Fracture characterization of gap-graded asphalt mixtures and thin bonded wearing courses

Thin bonded wearing courses (TBWC) provide an efficient treatment option for deteriorated rigid and flexible pavement systems. As a surfacing layer placed over existing, deteriorated pavement, the overlay system should be designed to resist various forms of cracking, including: thermal, block, reflective, and top-down. Recent developments in fracture testing and numerical simulation techniques have provided stronger links between material fracture properties and field cracking performances of asphalt pavements. However, little work has been directed towards applying these tools to thin bonded wearing courses and overlay systems. This paper describes fracture characterization of TBWC through testing of cored field samples and laboratory prepared specimens. The fracture characterization was performed using the ASTM D7313-07b test protocol, which is currently one of the most widely utilized test specifications for low temperature fracture energy measurement of asphalt concrete. Laboratory samples were prepared to evaluate the effects of the tack-coat application rate, compaction effort (air void level), and overlay thickness on the fracture properties of the gap-graded asphalt concrete mixes and TBWC. The fracture energy results for field cores are compared with laboratory compacted specimens of plant produced hot-mix asphalt mixture, which was sampled during construction.

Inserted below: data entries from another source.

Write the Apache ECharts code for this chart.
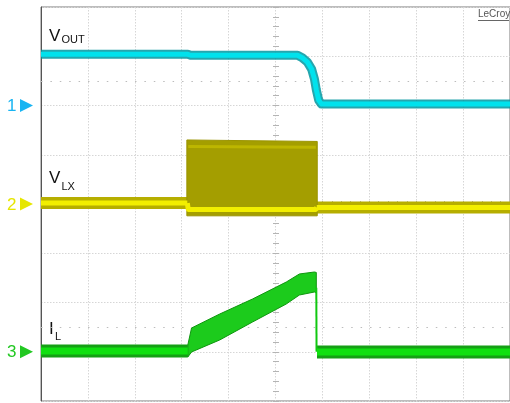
<!DOCTYPE html>
<html>
<head>
<meta charset="utf-8">
<script src="https://cdn.jsdelivr.net/npm/echarts@6/dist/echarts.min.js"></script>
<style>
  html, body { margin: 0; padding: 0; background: #ffffff; }
  #c { width: 510px; height: 403px; }
</style>
</head>
<body>
<div id="c"></div>
<script>
// Screen units: time in divisions (10 across), amplitude in divisions (8 high, 0 at the bottom)
const channelNames   = ['1', '2', '3'];
const channelOffsets = [6.0, 4.0, 1.0];
const channelColors  = ['#18b4f2', '#e6e600', '#22c822'];

// Channel 1: V_OUT
const voutT = [0, 3.13, 3.19, 5.47, 5.57, 5.68, 5.77, 5.83, 5.87, 5.92, 5.98, 10];
const voutV = [7.04, 7.04, 7.02, 7.02, 6.97, 6.88, 6.74, 6.54, 6.32, 6.11, 6.03, 6.03];

// Channel 2: V_LX (idle before, switching envelope, idle after)
const vlxPreT  = [0, 3.12];
const vlxPreV  = [4.02, 4.02];
const vlxOnT   = [3.12, 3.14, 5.86, 5.88];
const vlxOnV   = [4.02, 3.89, 3.89, 3.93];
const vlxPostT = [5.88, 10];
const vlxPostV = [3.93, 3.93];
const vlxSwT  = [3.11, 5.89];
const vlxSwLo = [3.76, 3.76];
const vlxSwHi = [5.30, 5.27];
const vlxTopT = [3.14, 5.86];
const vlxTopV = [5.17, 5.15];

// Channel 3: I_L (flat parts, ramp envelope, turn-off edge)
const ilPreT  = [0, 3.13];
const ilPreV  = [1.015, 1.015];
const ilPostT = [5.885, 10];
const ilPostV = [0.995, 0.995];
const ilEdgeT = [5.87, 5.875];
const ilEdgeV = [2.30, 1.00];
const ilRampT  = [3.13, 3.21, 3.81, 4.51, 5.23, 5.51, 5.83, 5.87];
const ilRampLo = [0.893, 0.995, 1.239, 1.604, 1.970, 2.152, 2.213, 2.193];
const ilRampHi = [1.137, 1.482, 1.766, 2.071, 2.416, 2.579, 2.619, 2.610];

// Dotted reference rows
const dotRows = [6.5, 1.5];

const FONT = 'Liberation Sans, Arial, sans-serif';

function pairs(T, V) { return T.map((t, i) => [t, V[i]]); }

function trace(name, T, V, color, width, z) {
  return {
    type: 'line', name, data: pairs(T, V), symbol: 'none', silent: true, z,
    lineStyle: { color, width, cap: 'butt', join: 'round' }, animation: false
  };
}

function band(name, T, lo, hi, fill, stroke, z) {
  return {
    type: 'custom', name, coordinateSystem: 'cartesian2d', silent: true, z, clip: true,
    data: [[T[0], lo[0]]],
    renderItem: function (params, api) {
      const pts = [];
      for (let i = 0; i < T.length; i++) pts.push(api.coord([T[i], hi[i]]));
      for (let i = T.length - 1; i >= 0; i--) pts.push(api.coord([T[i], lo[i]]));
      return { type: 'polygon', shape: { points: pts }, style: { fill, stroke, lineWidth: 1 } };
    },
    animation: false
  };
}

const tickStyle = { color: '#b4b4b4' };
const tickAxisX = (inside) => ({
  type: 'value', min: 0, max: 10, interval: 1, position: 'bottom', offset: -197,
  axisLine: { show: false }, axisLabel: { show: false }, splitLine: { show: false },
  axisTick: { show: true, inside, length: 3, lineStyle: tickStyle },
  minorTick: { show: true, splitNumber: 5, length: 3, lineStyle: tickStyle }
});
const tickAxisY = (inside) => ({
  type: 'value', min: 0, max: 8, interval: 1, position: 'left', offset: -235,
  axisLine: { show: false }, axisLabel: { show: false }, splitLine: { show: false },
  axisTick: { show: true, inside, length: 3, lineStyle: tickStyle },
  minorTick: { show: true, splitNumber: 5, length: 3, lineStyle: tickStyle }
});

const chart = echarts.init(document.getElementById('c'), null, { renderer: 'canvas' });

chart.setOption({
  animation: false,
  backgroundColor: '#ffffff',
  grid: { left: 41, top: 7, right: -1, bottom: 2, show: true, borderColor: '#7a7a7a', borderWidth: 1 },
  xAxis: [
    {
      type: 'value', min: 0, max: 10, interval: 1,
      axisLine: { show: false }, axisTick: { show: false }, axisLabel: { show: false },
      splitLine: { show: true, lineStyle: { color: '#d6d6d6', type: [1.5, 1.5], width: 1 } }
    },
    tickAxisX(false), tickAxisX(true)
  ],
  yAxis: [
    {
      type: 'value', min: 0, max: 8, interval: 1,
      axisLine: { show: true, lineStyle: { color: '#555555', width: 1 } },
      axisTick: { show: false }, axisLabel: { show: false },
      splitLine: { show: true, lineStyle: { color: '#d6d6d6', type: [1.5, 1.5], width: 1 } }
    },
    tickAxisY(false), tickAxisY(true)
  ],
  series: [
    {
      type: 'line', name: 'rows', data: [], silent: true, z: 1,
      markLine: {
        silent: true, symbol: 'none', label: { show: false }, animation: false,
        lineStyle: { color: '#bcbcbc', type: [1.5, 7.9], width: 1.2 },
        data: dotRows.map(v => ({ yAxis: v }))
      }
    },
    // V_OUT
    trace('VOUT fringe', voutT, voutV, 'rgba(0,150,160,0.85)', 9, 5),
    trace('VOUT', voutT, voutV, '#00e2ed', 5, 6),
    // V_LX
    trace('VLX fringe', vlxPreT, vlxPreV, '#b6ae00', 12, 5),
    trace('VLX fringe post', vlxPostT, vlxPostV, '#b6ae00', 12, 5),
    band('VLX switching', vlxSwT, vlxSwLo, vlxSwHi, '#a49e00', '#9a9400', 6),
    trace('VLX top', vlxTopT, vlxTopV, 'rgba(200,192,0,0.7)', 3, 7),
    trace('VLX', vlxPreT, vlxPreV, '#f2ee00', 5, 8),
    trace('VLX on', vlxOnT, vlxOnV, '#f2ee00', 5, 8),
    trace('VLX post', vlxPostT, vlxPostV, '#f2ee00', 5, 8),
    // I_L
    trace('IL fringe', ilPreT, ilPreV, '#15a015', 13, 5),
    trace('IL fringe post', ilPostT, ilPostV, '#15a015', 13, 5),
    band('IL ramp', ilRampT, ilRampLo, ilRampHi, '#1ccb1c', '#0f960f', 6),
    trace('IL edge', ilEdgeT, ilEdgeV, '#10c810', 2, 6),
    trace('IL', ilPreT, ilPreV, '#10e010', 7, 7),
    trace('IL post', ilPostT, ilPostV, '#10e010', 7, 7)
  ]
});

// Channel markers, trace names and the instrument badge
const graphics = [];
channelOffsets.forEach((off, i) => {
  const y = chart.convertToPixel({ yAxisIndex: 0 }, off);
  graphics.push({
    type: 'text', silent: true,
    style: { text: channelNames[i], x: 7, y: y + 1, font: '17px ' + FONT, fill: channelColors[i], verticalAlign: 'middle' }
  });
  graphics.push({
    type: 'polygon', silent: true,
    shape: { points: [[20, y - 6.5], [33, y], [20, y + 6.5]] },
    style: { fill: channelColors[i] }
  });
});

const names = [
  { main: 'V', sub: 'OUT', x: 49, y: 28, subX: 61.5, subY: 34 },
  { main: 'V', sub: 'LX',  x: 49, y: 170, subX: 61.5, subY: 181 },
  { main: 'I', sub: 'L',   x: 49, y: 321, subX: 55, subY: 331 }
];
names.forEach(n => {
  graphics.push({ type: 'text', silent: true, style: { text: n.main, x: n.x, y: n.y, font: '17px ' + FONT, fill: '#111111', verticalAlign: 'top' } });
  graphics.push({ type: 'text', silent: true, style: { text: n.sub, x: n.subX, y: n.subY, font: '11px ' + FONT, fill: '#111111', verticalAlign: 'top' } });
});

graphics.push({ type: 'text', silent: true, style: { text: 'LeCroy', x: 478, y: 9, font: '10px ' + FONT, fill: '#555555', verticalAlign: 'top' } });
graphics.push({ type: 'line', silent: true, shape: { x1: 478, y1: 20.5, x2: 509, y2: 20.5 }, style: { stroke: '#666666', lineWidth: 1 } });

chart.setOption({ graphic: graphics });
</script>
</body>
</html>
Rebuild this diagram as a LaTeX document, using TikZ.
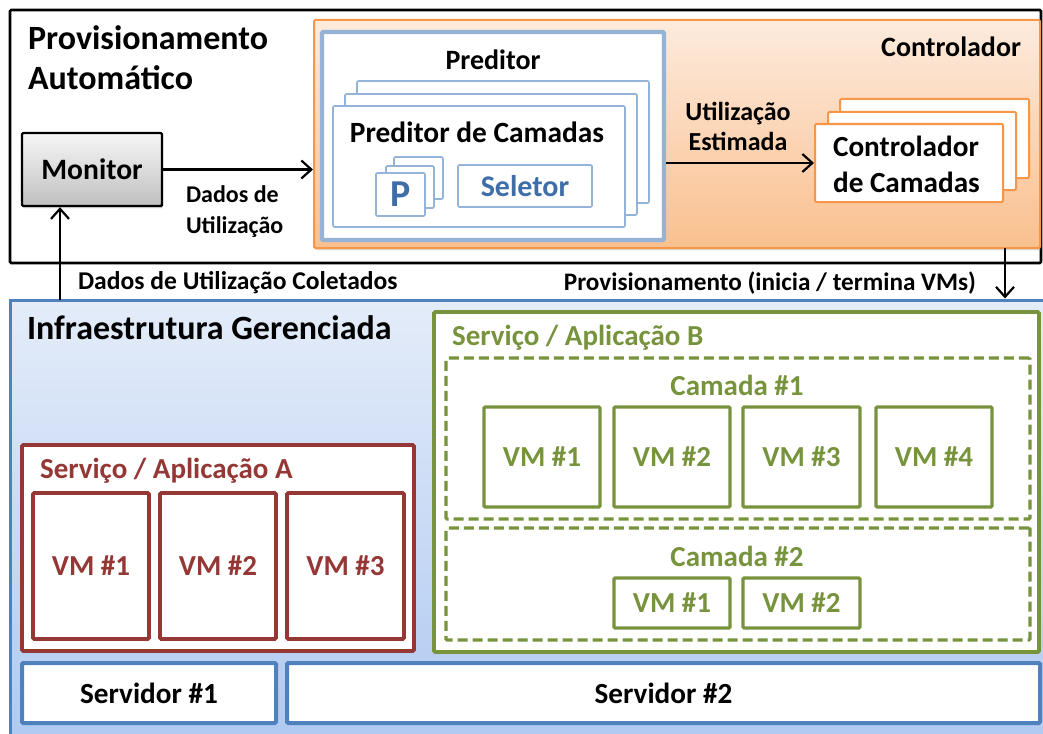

Moreover comparisons of fracture toughness are made between typical dense-graded asphalt mixtures, laboratory compacted gap-graded mixture, and TBWC samples. The results indicate a higher fracture resistance of the gap-graded TBWC when compared to the typical wearing course mixtures. This is a significant finding since the greater air void levels of gap-graded mixtures are typically associated with lower fracture toughness. More work is needed to further explore the fracture behavior in TBWC, especially to study the effects of crack propagation orientation. The fracture characterization results and the testing techniques presented herein provide a laboratory analysis tool for design, control, and characterization of TBWC.